To ensure identifiability, we need the vectors $\boldsymbol{\phi}$ and $\boldsymbol{\theta}$ to independently sum to $0$. We will try and write the BYM model below through two different parameterizations. 

In [8]:
with pm.Model(coords={"num_areas": np.arange(N)}) as bym_model:
    # precision priors 
    tau_theta = pm.Gamma("tau_theta", alpha=3.2761, beta=1.81)
    tau_phi = pm.Gamma("tau_phi", alpha=1, beta=1)

    # transform to standard deviation 
    sigma_phi = pm.Deterministic("sigma_phi", 1/at.sqrt(tau_phi))

    # independent random effect prior
    theta = pm.Normal("theta", mu=0, sigma=1/at.sqrt(tau_theta), dims="num_areas")
    # spatial ICAR random effect prior 
    phi = pm.Flat("phi", dims="num_areas")
    pm.Potential("spatial_diff", icar_pairwise_diff(phi, node1, node2)) 

    # constraints for each of the random effect vectors 
    zero_constraint = pm.Normal.dist(mu=0.0, sigma=np.sqrt(0.001))
    pm.Potential("zero_sum_theta", pm.logp(zero_constraint, pm.math.sum(theta))) 
    pm.Potential("zero_sum_phi", pm.logp(zero_constraint, pm.math.sum(phi)))

    # regression coefficient priors 
    beta0 = pm.Normal("beta0", mu=0, sigma=5)
    beta1 = pm.Normal("beta1", mu=0, sigma=5)
    
    # linear predictor 
    eta = pm.Deterministic("eta", logE + beta0 + beta1*x + sigma_phi*phi + theta, dims="num_areas") 

    # likelihood
    obs = pm.Poisson("obs", at.exp(eta), observed=y, dims="num_areas")

In [9]:
with bym_model:
    idata = pm.sample()

Auto-assigning NUTS sampler...
INFO:pymc:Auto-assigning NUTS sampler...
Initializing NUTS using jitter+adapt_diag...
INFO:pymc:Initializing NUTS using jitter+adapt_diag...
Multiprocess sampling (4 chains in 4 jobs)
INFO:pymc:Multiprocess sampling (4 chains in 4 jobs)
NUTS: [tau_theta, tau_phi, theta, phi, beta0, beta1]
INFO:pymc:NUTS: [tau_theta, tau_phi, theta, phi, beta0, beta1]
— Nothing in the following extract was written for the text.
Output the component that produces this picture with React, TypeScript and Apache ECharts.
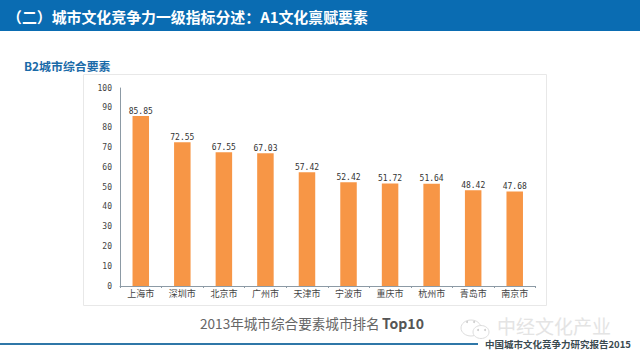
import React, { useEffect, useRef } from "react";
import * as echarts from "echarts";

const cities = ["上海市", "深圳市", "北京市", "广州市", "天津市", "宁波市", "重庆市", "杭州市", "青岛市", "南京市"];
const scores = [85.85, 72.55, 67.55, 67.03, 57.42, 52.42, 51.72, 51.64, 48.42, 47.68];
const headerTitle = "（二）城市文化竞争力一级指标分述：A1文化禀赋要素";
const sectionTitle = "B2城市综合要素";
const captionYear = "2013年城市综合要素城市排名";
const captionTop = "Top10";
const watermark = "中经文化产业";
const footer = "中国城市文化竞争力研究报告2015";

const CJK = '"Noto Sans CJK SC", "Noto Sans", sans-serif';
const MONO = '"DejaVu Sans Mono", monospace';

export default function App() {
  const ref = useRef<HTMLDivElement>(null);
  useEffect(() => {
    const chart = echarts.init(ref.current!, undefined, { renderer: "svg" });
    chart.setOption({
      animation: false,
      backgroundColor: "#ffffff",
      grid: { left: 120, right: 104.5, top: 88, bottom: 74 },
      xAxis: {
        type: "category",
        data: cities,
        axisLine: { lineStyle: { color: "#8c9aa5", width: 1 } },
        axisTick: { show: true, length: 2, alignWithLabel: false, lineStyle: { color: "#8c9aa5" } },
        axisLabel: { color: "#444", fontSize: 9, fontFamily: CJK, margin: 3, interval: 0 },
      },
      yAxis: {
        type: "value",
        min: 0,
        max: 100,
        interval: 10,
        splitLine: { show: false },
        axisLine: { show: true, lineStyle: { color: "#8c9aa5", width: 1 } },
        axisTick: { show: false },
        axisLabel: { color: "#444", fontSize: 8, fontFamily: MONO, margin: 8, padding: [0, 0, 2, 0] },
      },
      series: [
        {
          type: "bar",
          data: scores,
          barWidth: 16.5,
          itemStyle: { color: "#f79646" },
          label: {
            show: true,
            position: "top",
            distance: 1,
            color: "#333",
            fontSize: 8,
            fontFamily: MONO,
            formatter: (p: any) => p.value.toFixed(2),
          },
        },
      ],
      graphic: [
        { type: "rect", z: -1, shape: { x: 0, y: 0, width: 640, height: 31 }, style: { fill: "#0a6cb2" } },
        { type: "text", x: 7, y: 16, style: { text: headerTitle, fill: "#fff", font: `bold 14.9px ${CJK}`, textVerticalAlign: "middle" } },
        { type: "text", x: 24, y: 65, style: { text: sectionTitle, fill: "#1a6aa8", font: `bold 11.9px ${CJK}`, textVerticalAlign: "middle" } },
        { type: "rect", z: -1, shape: { x: 83.5, y: 74.5, width: 463, height: 231 }, style: { fill: "#fff", stroke: "#e8e8e8", lineWidth: 1 } },
        { type: "text", x: 200, y: 323, style: { text: captionYear, fill: "#666", font: `13.6px ${CJK}`, textVerticalAlign: "middle" } },
        { type: "text", x: 382, y: 323, style: { text: captionTop, fill: "#555", font: `bold 14px ${CJK}`, textVerticalAlign: "middle" } },
        { type: "rect", shape: { x: 0, y: 343, width: 478, height: 2 }, style: { fill: "#2f77a8" } },
        { type: "ellipse", shape: { cx: 471, cy: 328, rx: 10, ry: 8 }, style: { fill: "none", stroke: "#ddd", lineWidth: 1 } },
        { type: "ellipse", shape: { cx: 481, cy: 332, rx: 8, ry: 6.5 }, style: { fill: "#fff", stroke: "#ddd", lineWidth: 1 } },
        { type: "circle", shape: { cx: 467, cy: 322, r: 1 }, style: { fill: "#ccc" } },
        { type: "circle", shape: { cx: 474, cy: 322, r: 1 }, style: { fill: "#ccc" } },
        { type: "circle", shape: { cx: 478, cy: 330, r: 1 }, style: { fill: "#ccc" } },
        { type: "circle", shape: { cx: 485, cy: 330, r: 1 }, style: { fill: "#ccc" } },
        { type: "text", x: 497, y: 325, style: { text: watermark, fill: "#e4e4e4", font: `19px ${CJK}`, textVerticalAlign: "middle" } },
        { type: "text", x: 485, y: 344, style: { text: footer, fill: "#3a4a50", font: `bold 9.5px ${CJK}`, textVerticalAlign: "middle" } },
      ],
    });
    return () => chart.dispose();
  }, []);
  return <div ref={ref} style={{ position: "absolute", left: 0, top: 0, width: 640, height: 360 }} />;
}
  return _boost._beta_ppf(q, a, b)
  return _boost._beta_ppf(q, a, b)
  return _boost._beta_ppf(q, a, b)
  return _boost._beta_ppf(q, a, b)
Sampling 4 chains for 1_000 tune and 1_000 draw iterations (4_000 + 4_000 draws total) took 197 seconds.
INFO:pymc:Sampling 4 chains for 1_000 tune and 1_000 draw iterations (4_000 + 4_000 draws total) took 197 seconds.